Les personnes avec un handicap sont comme tout le monde. Elles ont besoin de faire du sport ne serait-ce que pour la santé. Les personnes handicapées qui ne font pas de sport se fatiguent rapidement. Certaines personnes pensent que les personnes handicapées ne peuvent pas faire du sport. C’est faux. C’est très important.
Vous sentez-vous exclu de la société à cause de votre handicap ?
Je pense qu’il faut beaucoup de sensibilisation. Il faut que les gens sachent que les personnes avec un handicap ont des droits. C’est la base de l’inclusion. Une fois, j’ai eu des papiers à faire dans un bureau de la police. J’avais demandé à un policier de pouvoir me garer plus près du bâtiment (il est à moto, ndlr). Il n’avait pas accepté. J’avais dû me garer comme tout le monde.
Qu’en est-il de l’accessibilité au niveau des bâtiments administratifs à Madagascar ?
Il y a encore très peu de bâtiments qui prennent en compte l’accessibilité pour les personnes avec un handicap. Ne serait-ce que pour le ciment dans la salle où on avait remis les attestations. C’était glissant. Pour les toilettes publiques, il y a ce souci de l’accessibilité mais les personnes avec un handicap doivent faire la queue comme tout le monde. Il y a ce genre de petites choses aussi.

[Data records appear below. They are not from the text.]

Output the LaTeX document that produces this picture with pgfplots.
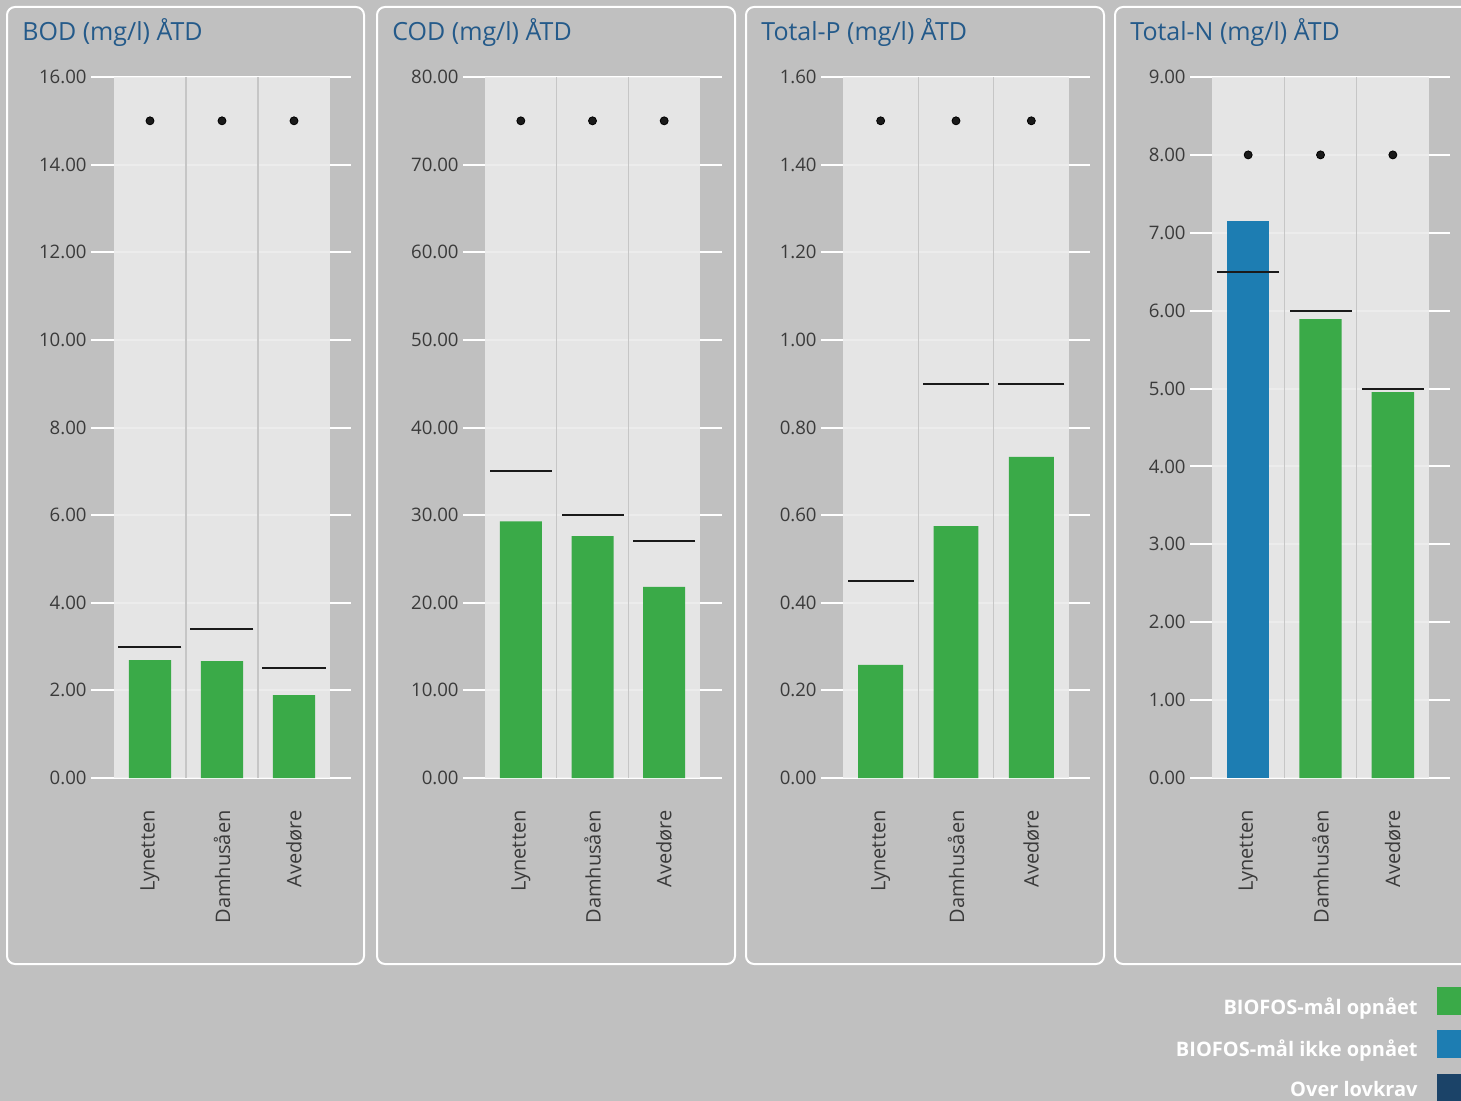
\documentclass[border=0pt]{standalone}
\usepackage{pgfplots}
\pgfplotsset{compat=1.18}
\usepackage{fontspec}
\setmainfont{Open Sans}
\usetikzlibrary{plotmarks}

\definecolor{bg}{HTML}{C0C0C0}
\definecolor{band}{HTML}{EAEAEA}
\definecolor{sep}{HTML}{C6C6C6}
\definecolor{okgreen}{HTML}{3AAA48}
\definecolor{missblue}{HTML}{1D7DB2}
\definecolor{overnavy}{HTML}{1B4368}
\definecolor{titleblue}{HTML}{245A8A}
\definecolor{ticktext}{HTML}{3A3A3A}
\definecolor{marker}{HTML}{1A1A1A}

% 1 px of the reference = 0.5pt
\pgfplotsset{
  panel/.style={
    scale only axis, anchor=south west,
    height=350.5pt, ymin=0,
    axis line style={draw=none},
    major tick length=0pt,
    ymajorgrids, grid style={white, line width=1pt},
    xtick={0,1,2}, xticklabels={Lynetten,Damhusåen,Avedøre},
    xticklabel style={rotate=90, anchor=east, inner sep=0pt,
      font=\fontsize{10pt}{12pt}\selectfont, text=ticktext},
    xticklabel shift=16pt,
    yticklabel style={anchor=east, inner sep=0pt, xshift=-2pt,
      font=\fontsize{9.3pt}{11pt}\selectfont, text=ticktext},
    /pgf/number format/fixed,
    /pgf/number format/fixed zerofill,
    /pgf/number format/precision=2,
    /pgf/number format/assume math mode=true,
  },
  bars/.style={ybar, bar shift=0pt, draw=none, fill=okgreen},
  goal/.style={only marks, mark=-, mark options={line width=1pt, draw=marker}},
  limit/.style={only marks, mark=*, mark size=2pt, mark options={fill=marker, draw=none}},
}

% light band behind the three categories (slightly see-through, so the
% white grid shows faintly), and the grey separators
\newcommand{\band}[1]{%
  \fill[band, fill opacity=0.9] (axis cs:-0.5,0) rectangle (axis cs:2.5,#1);
  \draw[sep, line width=0.8pt] (axis cs:0.5,0) -- (axis cs:0.5,#1)
    (axis cs:1.5,0) -- (axis cs:1.5,#1);}

\begin{document}
\begin{tikzpicture}
\begin{scope}[x=0.5pt, y=-0.5pt]
  \fill[bg] (0,0) rectangle (1461,1101);
  \draw[white, line width=1pt, rounded corners=4pt] (7,7) rectangle (364,964);
  \draw[white, line width=1pt, rounded corners=4pt] (377,7) rectangle (735,964);
  \draw[white, line width=1pt, rounded corners=4pt] (746,7) rectangle (1104,964);
  \draw[white, line width=1pt, rounded corners=4pt] (1115,7) rectangle (1490,964);
  \foreach \x/\t in {22/BOD, 392/COD, 761/Total-P, 1130/Total-N}
    \node[anchor=base west, inner sep=0pt, text=titleblue,
      font=\fontsize{12.5pt}{15pt}\selectfont] at (\x,41) {\t\ (mg/l) ÅTD};
\end{scope}

% BOD
\begin{axis}[panel, at={(45.5pt,-389pt)}, width=130pt,
  xmin=-0.8194, xmax=2.7917, ymax=16, ytick={0,2,4,6,8,10,12,14,16}]
  \band{16}
  \addplot[bars, bar width=0.585] coordinates {(0,2.69) (1,2.67) (2,1.89)};
  \addplot[goal, mark size=15.75pt] coordinates {(0,3.0) (1,3.4) (2,2.5)};
  \addplot[limit] coordinates {(0,15) (1,15) (2,15)};
\end{axis}

% COD
\begin{axis}[panel, at={(231.5pt,-389pt)}, width=129.5pt,
  xmin=-0.807, xmax=2.807, ymax=80, ytick={0,10,20,30,40,50,60,70,80}]
  \band{80}
  \addplot[bars, bar width=0.586] coordinates {(0,29.3) (1,27.6) (2,21.8)};
  \addplot[goal, mark size=15.5pt] coordinates {(0,35) (1,30) (2,27)};
  \addplot[limit] coordinates {(0,75) (1,75) (2,75)};
\end{axis}

% Total-P
\begin{axis}[panel, at={(410.5pt,-389pt)}, width=134.5pt,
  xmin=-0.792, xmax=2.779, ymax=1.6, ytick={0,0.2,0.4,0.6,0.8,1.0,1.2,1.4,1.6}]
  \band{1.6}
  \addplot[bars, bar width=0.597] coordinates {(0,0.258) (1,0.575) (2,0.733)};
  \addplot[goal, mark size=16.5pt] coordinates {(0,0.45) (1,0.90) (2,0.90)};
  \addplot[limit] coordinates {(0,1.5) (1,1.5) (2,1.5)};
\end{axis}

% Total-N
\begin{axis}[panel, at={(595pt,-389pt)}, width=130pt,
  xmin=-0.804, xmax=2.790, ymax=9, ytick={0,1,2,3,4,5,6,7,8,9}]
  \band{9}
  \addplot[bars, bar width=0.585, fill=missblue] coordinates {(0,7.15)};
  \addplot[bars, bar width=0.585] coordinates {(1,5.89) (2,4.955)};
  \addplot[goal, mark size=15.5pt] coordinates {(0,6.5) (1,6.0) (2,5.0)};
  \addplot[limit] coordinates {(0,8) (1,8) (2,8)};
\end{axis}

% legend
\begin{scope}[x=0.5pt, y=-0.5pt]
  \fill[okgreen] (1437,987) rectangle (1461,1015);
  \fill[missblue] (1437,1030) rectangle (1461,1058);
  \fill[overnavy] (1437,1074) rectangle (1461,1101);
  \foreach \y/\t in {1014/BIOFOS-mål opnået, 1056/BIOFOS-mål ikke opnået, 1096/Over lovkrav}
    \node[anchor=base east, inner sep=0pt, text=white,
      font=\bfseries\fontsize{10pt}{12pt}\selectfont] at (1418,\y) {\t};
  \pgfresetboundingbox
  \useasboundingbox (0,0) rectangle (1461,1101);
\end{scope}
\end{tikzpicture}
\end{document}
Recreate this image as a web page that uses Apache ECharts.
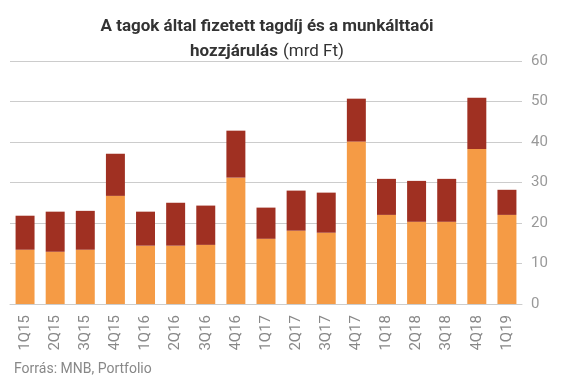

Concernant l’embauche des personnes en situation de handicap. Pensez-vous que l’imposition de quota pourrait être une solution à Madagascar ?
Les personnes qui ont un handicap dans la capitale ont pour la plupart fait des études après le baccalauréat mais elles n’arrivent pas à trouver un travail. Certains sont obligés de mendier ou vont dans l’informel comme mon cas. Je suis marchand de rue. Imposer un quota peut être une bonne chose comme ce qui se fait à l’étranger. Nous pouvons travailler comme les personnes valides. La preuve, nous avons réussi à fabriquer dix fauteuils roulants, vingt béquilles et vingt cannes avec détecteur, le tout en vingt jours.